1Babeş‐Bolyai University, Faculty of Geography, 400006, Cluj‐Napoca, Romania, e‐mail: grigor@geografie.ubbcluj.ro
ABSTRACT. – The Parliamentary Elections in Romania (9 December 2012). This study analyzes the main issues regarding the development and results of the 9 December 2012 parliamentary elections for the setting up of the Romanian Parliament (the Chamber of Deputies and the Senate) for the 2012‐2016 legislative period. There was a modest presence of the population at the elections, as the turnout was only 41.76% of the 18,423,066 people registered on the lists. Several political unions, alliances, parties and independents participated and the general electoral threshold was 5% for parties and 8% for alliances. As a result, only two political unions – the Social Liberal Union (SLU) and the Democratic Union of Hungarians in Romania (DUHR), an alliance – Right Romania Alliance (RRA) and a party – People’s Party ‐ Dan Diaconescu (PP‐DD) succeeded to enter the Parliament. Out of the total number of votes given to these parties, the highest frequency had, by far, the Social Liberal Union (62.08% for the Chamber of Deputies and 62.15% for the Senate), followed in descending order by the Right Romania Alliance with 17.48% and 17.28% respectively, People’s Party – Dan Diaconescu with 14.82% and 15.15% respectively and the Democratic Union of Hungarians in Romania with 5.44% for the Chamber of Deputies and 5.42% for the Senate (table 1). As a consequence of these results, followed by the redistribution of the votes given to parties which had less than 5% of the electorate options, the final number of deputies and senators in the Romanian Parliament has been established as follows: 273 and 122 for SLU, 56 and 24 for RRA, 47 and 21 for PP‐DD, 18 and 9 for DUHR. Regarding the  Chamber  of Deputies, one should mention that  18 deputies of the national minorities were added to the 394 deputies of the parties which succeeded to enter the Parliament, according to the stipulations of the Electoral Law.
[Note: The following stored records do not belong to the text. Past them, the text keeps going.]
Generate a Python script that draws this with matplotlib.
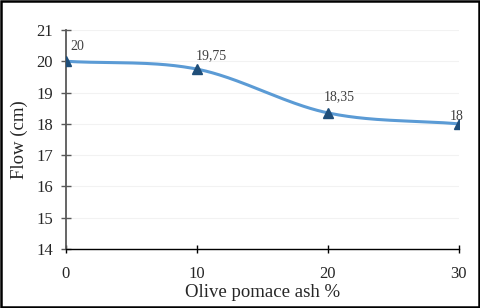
import numpy as np
import matplotlib.pyplot as plt
from matplotlib.patches import Rectangle

plt.rcParams['font.family'] = ['Liberation Serif', 'DejaVu Serif']

# data
ash = [0, 10, 20, 30]
flow = [20, 19.75, 18.35, 18]
labels = ['20', '19,75', '18,35', '18']


def smooth(xs, ys, n=60):
    # catmull-rom like excel smoothed line
    xs = np.asarray(xs, float)
    ys = np.asarray(ys, float)
    px = np.concatenate([[2 * xs[0] - xs[1]], xs, [2 * xs[-1] - xs[-2]]])
    py = np.concatenate([[2 * ys[0] - ys[1]], ys, [2 * ys[-1] - ys[-2]]])
    ox, oy = [], []
    t = np.linspace(0, 1, n)
    for i in range(1, len(px) - 2):
        p0, p1, p2, p3 = [np.array([px[j], py[j]]) for j in range(i - 1, i + 3)]
        c1 = p1 + (p2 - p0) / 6
        c2 = p2 - (p3 - p1) / 6
        b = ((1 - t) ** 3)[:, None] * p1 + (3 * (1 - t) ** 2 * t)[:, None] * c1 \
            + (3 * (1 - t) * t ** 2)[:, None] * c2 + (t ** 3)[:, None] * p2
        ox.extend(b[:, 0])
        oy.extend(b[:, 1])
    return ox, oy


fig = plt.figure(figsize=(4.8, 3.08), dpi=100)
ax = fig.add_axes([0.1375, 0.1916, 0.8185, 0.711])

sx, sy = smooth(ash, flow)
ax.plot(sx, sy, color='#5B9BD5', lw=2.2, zorder=2)
ax.plot(ash, flow, ls='none', marker='^', ms=7, color='#1F4E79', zorder=3)

offs = [(8, 11), (10, 10), (8, 11.5), (-1.5, 5)]
for x, y, s, o in zip(ash, flow, labels, offs):
    ax.annotate(s, (x, y), xytext=o, textcoords='offset points',
                ha='center', va='center', fontsize=10, color='#404040')

ax.set_xlim(0, 30)
ax.set_ylim(14, 21)
ax.set_xticks([0, 10, 20, 30])
ax.set_yticks(range(14, 22))
for s in ['top', 'right']:
    ax.spines[s].set_visible(False)
ax.spines['left'].set_color('#595959')
ax.spines['left'].set_linewidth(1.3)
ax.spines['bottom'].set_color('black')
ax.spines['bottom'].set_linewidth(1.0)
ax.tick_params(axis='y', direction='inout', length=7, width=1, color='#595959',
               labelsize=12, labelcolor='#262626', pad=6)
ax.tick_params(axis='x', direction='inout', length=6, width=1, color='black',
               labelsize=12, labelcolor='#262626', pad=9)
ax.grid(axis='y', color='#f2f2f2', lw=0.8)
ax.set_axisbelow(True)
ax.set_ylabel('Flow (cm)', fontsize=13.5, color='#262626', labelpad=6)
ax.set_xlabel('Olive pomace ash %', fontsize=13.5, color='#262626', labelpad=2)
for lbl in ax.get_xticklabels() + ax.get_yticklabels():
    lbl.set_clip_on(False)

fig.patches.append(Rectangle((0.002, 0.003), 0.996, 0.994, transform=fig.transFigure,
                             fill=False, edgecolor='black', lw=1.8))

fig.savefig('out.png', dpi=100)
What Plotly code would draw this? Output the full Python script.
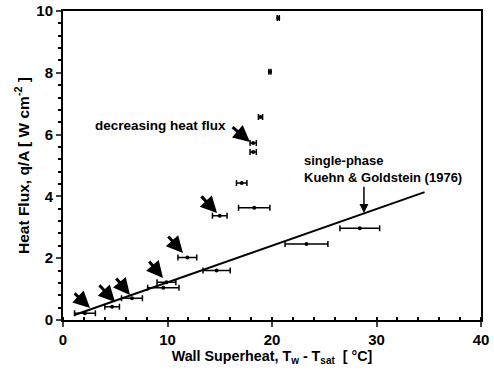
import plotly.graph_objects as go

# Measured data (wall superheat in °C, heat flux in W/cm^2)
superheat = [2.1, 4.7, 6.6, 9.6, 9.9, 11.9, 14.7, 15.0, 17.1, 18.2, 18.2, 18.3, 18.9, 19.8, 20.6, 23.3, 28.4]
heat_flux = [0.22, 0.43, 0.70, 1.04, 1.22, 2.02, 1.60, 3.37, 4.43, 5.73, 5.44, 3.63, 6.57, 8.03, 9.77, 2.46, 2.97]
superheat_err = [1.0, 0.7, 1.0, 1.5, 0.9, 0.9, 1.3, 0.7, 0.5, 0.3, 0.3, 1.5, 0.2, 0.1, 0.1, 2.05, 1.9]

# Kuehn & Goldstein (1976) single-phase correlation line
kg_x = [1.1, 34.6]
kg_y = [0.16, 4.14]

x_ticks = [0, 10, 20, 30, 40]
y_ticks = [0, 2, 4, 6, 8, 10]

FONT = "Liberation Sans"

fig = go.Figure()
fig.add_trace(go.Scatter(x=kg_x, y=kg_y, mode="lines",
                         line=dict(color="black", width=2), showlegend=False))
fig.add_trace(go.Scatter(
    x=superheat, y=heat_flux, mode="markers",
    marker=dict(color="black", size=4),
    error_x=dict(type="data", array=superheat_err, color="black", thickness=1.5, width=3),
    showlegend=False))

# arrows (tail -> head, data coords)
arrows = [
    ((0.96, 0.91), (2.58, 0.39)),
    ((3.35, 1.17), (4.98, 0.58)),
    ((4.98, 1.39), (6.41, 0.81)),
    ((8.13, 1.94), (9.57, 1.36)),
    ((9.95, 2.75), (11.48, 2.17)),
    ((13.11, 4.05), (14.74, 3.46)),
    ((16.08, 6.28), (17.89, 5.76)),
]
for (tx, ty), (hx, hy) in arrows:
    fig.add_annotation(x=hx, y=hy, ax=tx, ay=ty, xref="x", yref="y", axref="x", ayref="y",
                       showarrow=True, arrowhead=2, arrowsize=1.1, arrowwidth=3, arrowcolor="black",
                       text="")
fig.add_annotation(x=28.8, y=3.46, ax=28.8, ay=4.36, xref="x", yref="y", axref="x", ayref="y",
                   showarrow=True, arrowhead=2, arrowsize=1.2, arrowwidth=1.5, arrowcolor="black", text="")

fig.add_annotation(x=15.75, y=6.30, xref="x", yref="y", text="decreasing heat flux", showarrow=False,
                   xanchor="right", yanchor="middle", font=dict(family=FONT, size=13.5, color="black", weight="bold"))
fig.add_annotation(x=22.9, y=4.9, xref="x", yref="y", text="single-phase<br>Kuehn &amp; Goldstein (1976)",
                   showarrow=False, xanchor="left", yanchor="middle", align="left",
                   font=dict(family=FONT, size=13, color="black", weight="bold"))

fig.update_xaxes(range=[0, 40], tickvals=x_ticks, ticks="outside", ticklen=5, tickwidth=1.5,
                 showline=True, linewidth=2, linecolor="black", mirror=True, showgrid=False, zeroline=False,
                 automargin=False,
                 minor=dict(dtick=2, ticks="inside", ticklen=3, tickcolor="black", showgrid=False),
                 tickfont=dict(family=FONT, size=15, color="black", weight="bold"),
                 title=dict(text="Wall Superheat, T<sub>w</sub> - T<sub>sat</sub>  [ °C]", standoff=2,
                            font=dict(family=FONT, size=14.3, color="black", weight="bold")))
fig.update_yaxes(range=[0, 10], tickvals=y_ticks, ticks="outside", ticklen=5, tickwidth=1.5,
                 showline=True, linewidth=2, linecolor="black", mirror=True, showgrid=False, zeroline=False,
                 automargin=False,
                 minor=dict(dtick=0.4, ticks="outside", ticklen=3, tickcolor="black", showgrid=False),
                 tickfont=dict(family=FONT, size=15, color="black", weight="bold"),
                 title=dict(text="Heat Flux, q/A [ W cm<sup>-2</sup> ]", standoff=3,
                            font=dict(family=FONT, size=15.5, color="black", weight="bold")))

fig.update_layout(width=494, height=373, margin=dict(l=63, r=13, t=11, b=53),
                  plot_bgcolor="white", paper_bgcolor="white")

fig.write_html("out.html", config={"displayModeBar": False},
               post_script="document.body.style.margin='0';")
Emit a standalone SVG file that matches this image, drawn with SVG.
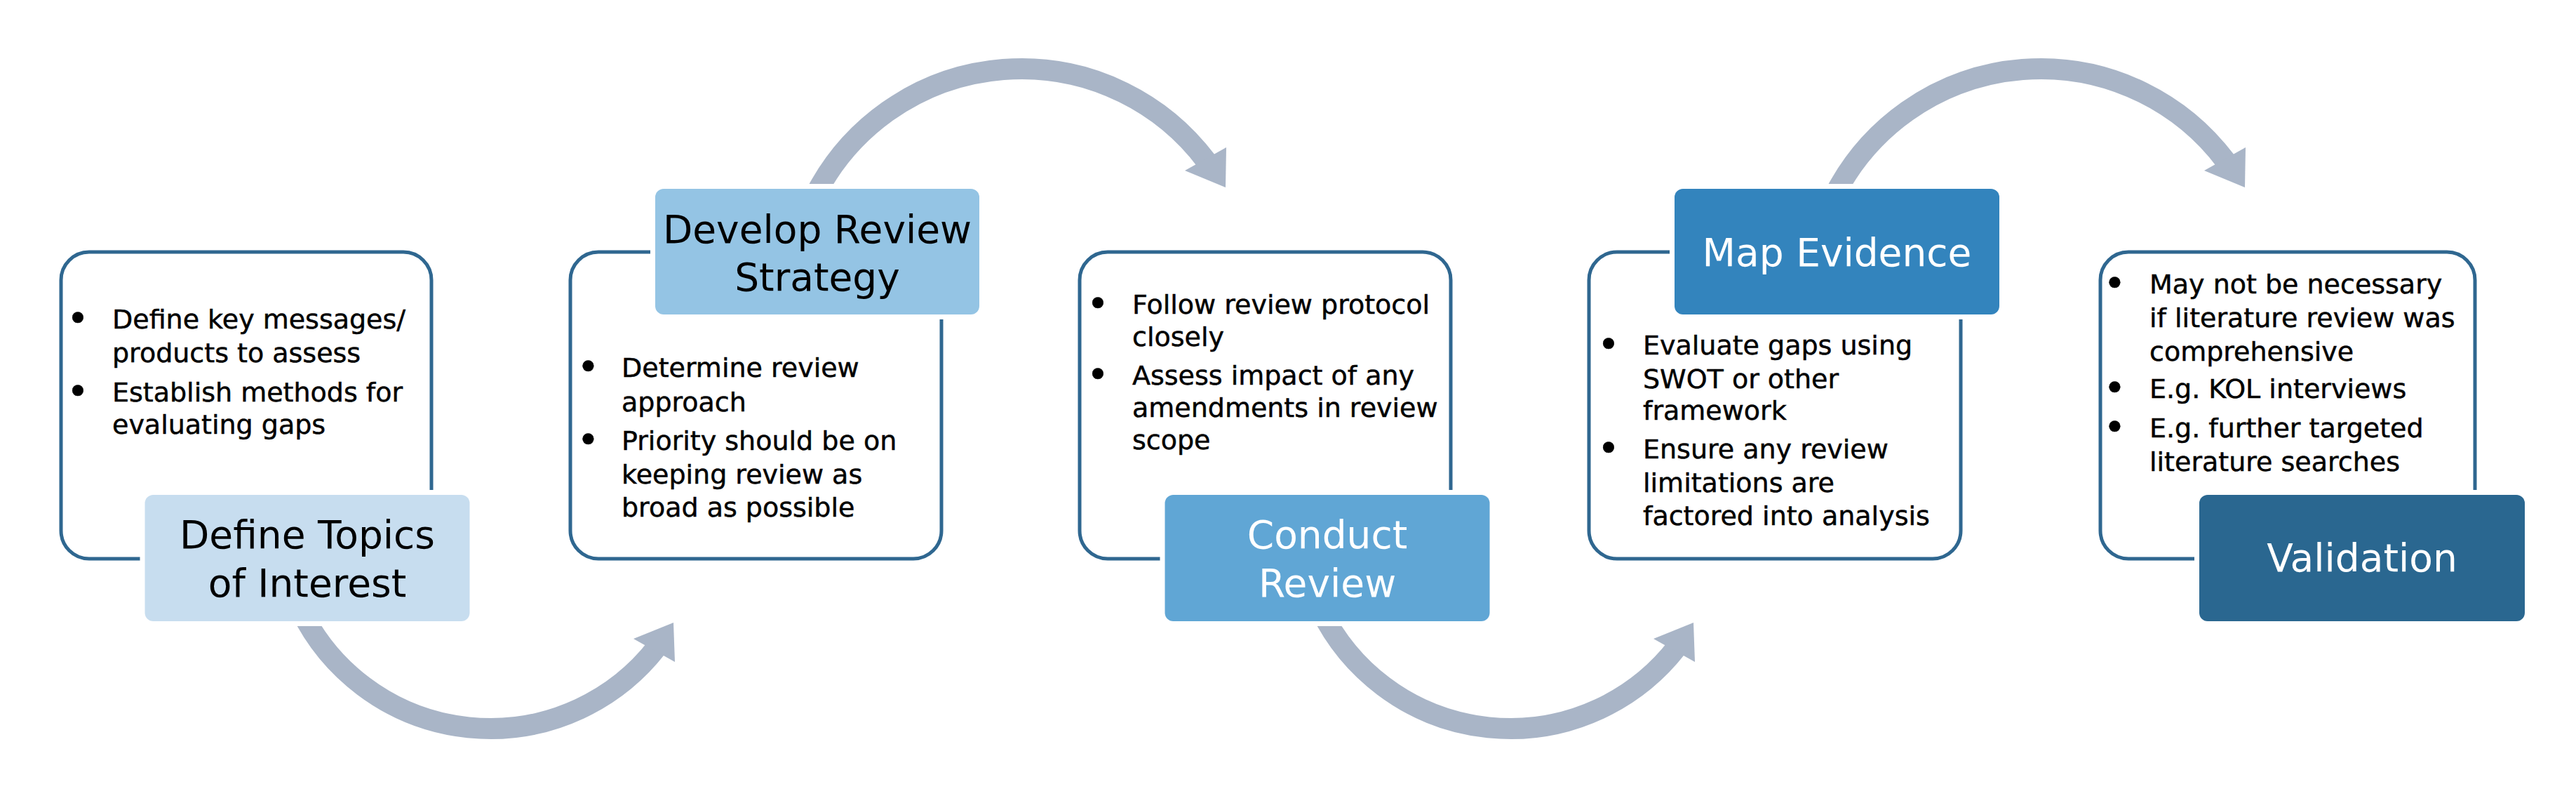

Therefore, this chamber has 412 deputies (compared to 334 in the 2008‐2012 legislative period). The other legislative chamber, the Romanian Senate, comprises 176 senators (compared to 137 in the previous Parliamentary period). As a result, both chambers of the Romanian Parliament include 588 members (compared to only 471 between 2008 and 2012). Their territorial distribution is highlighted in the tables and figures of this study.
Keywords: Parliamentary elections, December 2012, deputies, senators, SLU, RRA, PP‐ DD, DUHR, territorial distribution, counties, geographical‐historical provinces.